Task goal:
Exact reproduction of the data is required, with images excluded.
## START
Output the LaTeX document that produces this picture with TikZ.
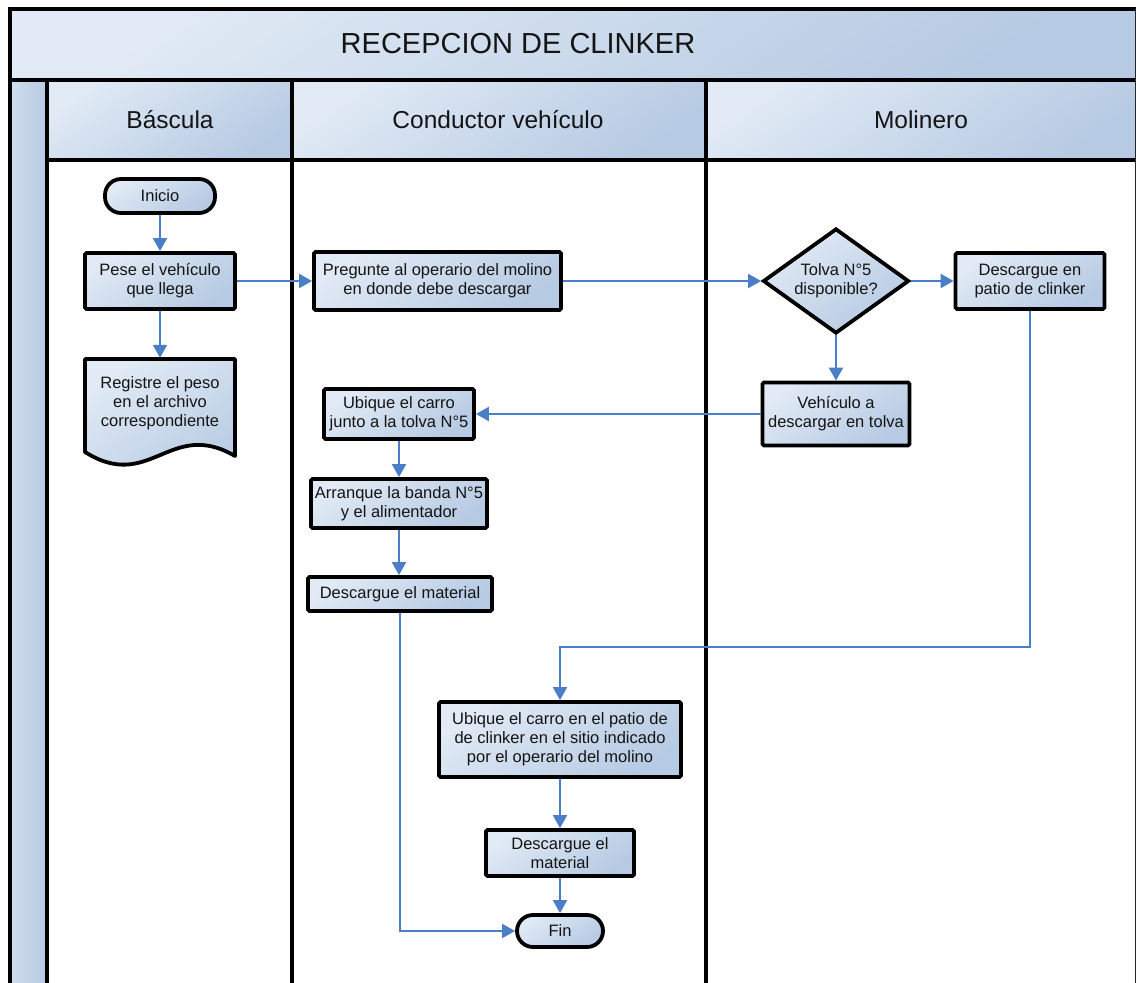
\documentclass[tikz,border=0pt]{standalone}
\usepackage{fontspec}
\setmainfont{Liberation Sans}
\usetikzlibrary{shapes.geometric,arrows.meta,shadows}
\definecolor{gl}{HTML}{E1EAF5}
\definecolor{gd}{HTML}{B6CAE3}
\definecolor{fl}{HTML}{4A7EC7}
\definecolor{tx}{HTML}{141414}
\begin{document}
\begin{tikzpicture}[x=1pt,y=-1pt,
  grad/.style={top color=gl,bottom color=gd,shading angle=35},
  shad/.style={drop shadow={shadow xshift=1.2pt,shadow yshift=-1.2pt,opacity=.3}},
  box/.style={draw=black,line width=3.8pt,rounded corners=1.5pt,grad,shad,align=center,
    text=tx,font=\fontsize{16.5}{19}\selectfont,inner sep=1pt},
  term/.style={box,rounded corners=16pt},
  dec/.style={box,diamond,rounded corners=0pt,aspect=1.4,inner sep=0pt},
  doctext/.style={align=center,text=tx,font=\fontsize{16.5}{19}\selectfont,inner sep=0pt},
  frame/.style={draw=black,line width=4pt},
  hdr/.style={text=tx,font=\fontsize{24.5}{27}\selectfont,inner sep=0pt},
  flow/.style={draw=fl,line width=2pt,-{Triangle[length=13pt,width=14pt]}},
]
\clip (0,0) rectangle (1136,983);
% ---- backgrounds
\path[grad] (10,9) rectangle (1136,80);
\path[left color=gl!60!gd,right color=gd] (10,80) rectangle (47,990);
\path[grad] (47,80) rectangle (292,160);
\path[grad] (292,80) rectangle (706,160);
\path[grad] (706,80) rectangle (1136,160);
% ---- frame lines
\draw[frame] (10,990) -- (10,9) -- (1140,9);
\draw[frame] (10,80) -- (1140,80);
\draw[frame] (47,160) -- (1140,160);
\draw[frame] (47,80) -- (47,990);
\draw[frame] (292,80) -- (292,990);
\draw[frame] (706,80) -- (706,990);
\draw[draw=black!85,line width=1.2pt] (1135.4,9) -- (1135.4,990);
% ---- titles
\node[text=tx,font=\fontsize{29}{33}\selectfont,inner sep=0pt] (title) at (518,44) {RECEPCION DE CLINKER};
\node[hdr] (h1) at (170,120) {Báscula};
\node[hdr] (h2) at (498,120) {Conductor vehículo};
\node[hdr] (h3) at (921,120) {Molinero};
% ---- document shape
\draw[line width=3.8pt,grad,shad,line join=round]
  (85,452) -- (85,359) -- (235,359) -- (235,456)
  .. controls (170,418) and (150,493) .. (85,452) -- cycle;
% ---- nodes
\node[term,minimum width=110pt,minimum height=34pt] (ini) at (160,196) {Inicio};
\node[box,minimum width=150pt,minimum height=56pt] (pese) at (160,281) {Pese el vehículo\\que llega};
\node[doctext,minimum width=150pt,minimum height=90pt] (reg) at (160,403) {Registre el peso\\en el archivo\\correspondiente};
\node[box,minimum width=247pt,minimum height=58pt] (preg) at (437.5,281) {Pregunte al operario del molino\\en donde debe descargar};
\node[dec,minimum width=146pt,minimum height=105pt] (dia) at (836,281) {Tolva N°5\\disponible?};
\node[box,minimum width=149pt,minimum height=56pt] (pat) at (1030,281) {Descargue en\\patio de clinker};
\node[box,minimum width=147pt,minimum height=63pt] (veh) at (836,414) {Vehículo a\\descargar en tolva};
\node[box,minimum width=150pt,minimum height=50pt] (ubj) at (399,414) {Ubique el carro\\junto a la tolva N°5};
\node[box,minimum width=176pt,minimum height=49pt] (arr) at (399,503.5) {Arranque la banda N°5\\y el alimentador};
\node[box,minimum width=184pt,minimum height=34pt] (dm1) at (400,594) {Descargue el material};
\node[box,minimum width=242pt,minimum height=75pt] (ubp) at (560,739.5) {Ubique el carro en el patio de\\de clinker en el sitio indicado\\por el operario del molino};
\node[box,minimum width=148pt,minimum height=46pt] (dm2) at (560,853) {Descargue el\\material};
\node[term,minimum width=86pt,minimum height=32pt] (fin) at (560,931) {Fin};
% ---- connectors
\draw[flow] (ini) -- (pese);
\draw[flow] (pese) -- (reg);
\draw[flow] (pese) -- (preg);
\draw[flow] (preg) -- (dia);
\draw[flow] (dia) -- (pat);
\draw[flow] (dia) -- (veh);
\draw[flow] (veh) -- (ubj);
\draw[flow] (ubj) -- (arr);
\draw[flow] (arr.south) -- (arr.south |- dm1.north);
\coordinate (bend) at (1030,647);
\draw[flow] (pat.south) -- (bend) -| (ubp.north);
\draw[flow] (ubp) -- (dm2);
\draw[flow] (dm2) -- (fin);
\draw[flow] (dm1.south) |- (fin.west);
\end{tikzpicture}
\end{document}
## END
Exercise solution:
Output the LaTeX document that produces this picture with TikZ.
\documentclass[tikz,border=0pt]{standalone}
\usepackage{fontspec}
\setmainfont{Liberation Sans}
\usetikzlibrary{shapes.geometric,arrows.meta,shadows}
\definecolor{gl}{HTML}{E1EAF5}
\definecolor{gd}{HTML}{B6CAE3}
\definecolor{fl}{HTML}{4A7EC7}
\definecolor{tx}{HTML}{141414}
\begin{document}
\begin{tikzpicture}[x=1pt,y=-1pt,
  grad/.style={top color=gl,bottom color=gd,shading angle=35},
  shad/.style={drop shadow={shadow xshift=1.2pt,shadow yshift=-1.2pt,opacity=.3}},
  box/.style={draw=black,line width=3.8pt,rounded corners=1.5pt,grad,shad,align=center,
    text=tx,font=\fontsize{16.5}{19}\selectfont,inner sep=1pt},
  term/.style={box,rounded corners=16pt},
  dec/.style={box,diamond,rounded corners=0pt,aspect=1.4,inner sep=0pt},
  doctext/.style={align=center,text=tx,font=\fontsize{16.5}{19}\selectfont,inner sep=0pt},
  frame/.style={draw=black,line width=4pt},
  hdr/.style={text=tx,font=\fontsize{24.5}{27}\selectfont,inner sep=0pt},
  flow/.style={draw=fl,line width=2pt,-{Triangle[length=13pt,width=14pt]}},
]
\clip (0,0) rectangle (1136,983);
% ---- backgrounds
\path[grad] (10,9) rectangle (1136,80);
\path[left color=gl!60!gd,right color=gd] (10,80) rectangle (47,990);
\path[grad] (47,80) rectangle (292,160);
\path[grad] (292,80) rectangle (706,160);
\path[grad] (706,80) rectangle (1136,160);
% ---- frame lines
\draw[frame] (10,990) -- (10,9) -- (1140,9);
\draw[frame] (10,80) -- (1140,80);
\draw[frame] (47,160) -- (1140,160);
\draw[frame] (47,80) -- (47,990);
\draw[frame] (292,80) -- (292,990);
\draw[frame] (706,80) -- (706,990);
\draw[draw=black!85,line width=1.2pt] (1135.4,9) -- (1135.4,990);
% ---- titles
\node[text=tx,font=\fontsize{29}{33}\selectfont,inner sep=0pt] (title) at (518,44) {RECEPCION DE CLINKER};
\node[hdr] (h1) at (170,120) {Báscula};
\node[hdr] (h2) at (498,120) {Conductor vehículo};
\node[hdr] (h3) at (921,120) {Molinero};
% ---- document shape
\draw[line width=3.8pt,grad,shad,line join=round]
  (85,452) -- (85,359) -- (235,359) -- (235,456)
  .. controls (170,418) and (150,493) .. (85,452) -- cycle;
% ---- nodes
\node[term,minimum width=110pt,minimum height=34pt] (ini) at (160,196) {Inicio};
\node[box,minimum width=150pt,minimum height=56pt] (pese) at (160,281) {Pese el vehículo\\que llega};
\node[doctext,minimum width=150pt,minimum height=90pt] (reg) at (160,403) {Registre el peso\\en el archivo\\correspondiente};
\node[box,minimum width=247pt,minimum height=58pt] (preg) at (437.5,281) {Pregunte al operario del molino\\en donde debe descargar};
\node[dec,minimum width=146pt,minimum height=105pt] (dia) at (836,281) {Tolva N°5\\disponible?};
\node[box,minimum width=149pt,minimum height=56pt] (pat) at (1030,281) {Descargue en\\patio de clinker};
\node[box,minimum width=147pt,minimum height=63pt] (veh) at (836,414) {Vehículo a\\descargar en tolva};
\node[box,minimum width=150pt,minimum height=50pt] (ubj) at (399,414) {Ubique el carro\\junto a la tolva N°5};
\node[box,minimum width=176pt,minimum height=49pt] (arr) at (399,503.5) {Arranque la banda N°5\\y el alimentador};
\node[box,minimum width=184pt,minimum height=34pt] (dm1) at (400,594) {Descargue el material};
\node[box,minimum width=242pt,minimum height=75pt] (ubp) at (560,739.5) {Ubique el carro en el patio de\\de clinker en el sitio indicado\\por el operario del molino};
\node[box,minimum width=148pt,minimum height=46pt] (dm2) at (560,853) {Descargue el\\material};
\node[term,minimum width=86pt,minimum height=32pt] (fin) at (560,931) {Fin};
% ---- connectors
\draw[flow] (ini) -- (pese);
\draw[flow] (pese) -- (reg);
\draw[flow] (pese) -- (preg);
\draw[flow] (preg) -- (dia);
\draw[flow] (dia) -- (pat);
\draw[flow] (dia) -- (veh);
\draw[flow] (veh) -- (ubj);
\draw[flow] (ubj) -- (arr);
\draw[flow] (arr.south) -- (arr.south |- dm1.north);
\coordinate (bend) at (1030,647);
\draw[flow] (pat.south) -- (bend) -| (ubp.north);
\draw[flow] (ubp) -- (dm2);
\draw[flow] (dm2) -- (fin);
\draw[flow] (dm1.south) |- (fin.west);
\end{tikzpicture}
\end{document}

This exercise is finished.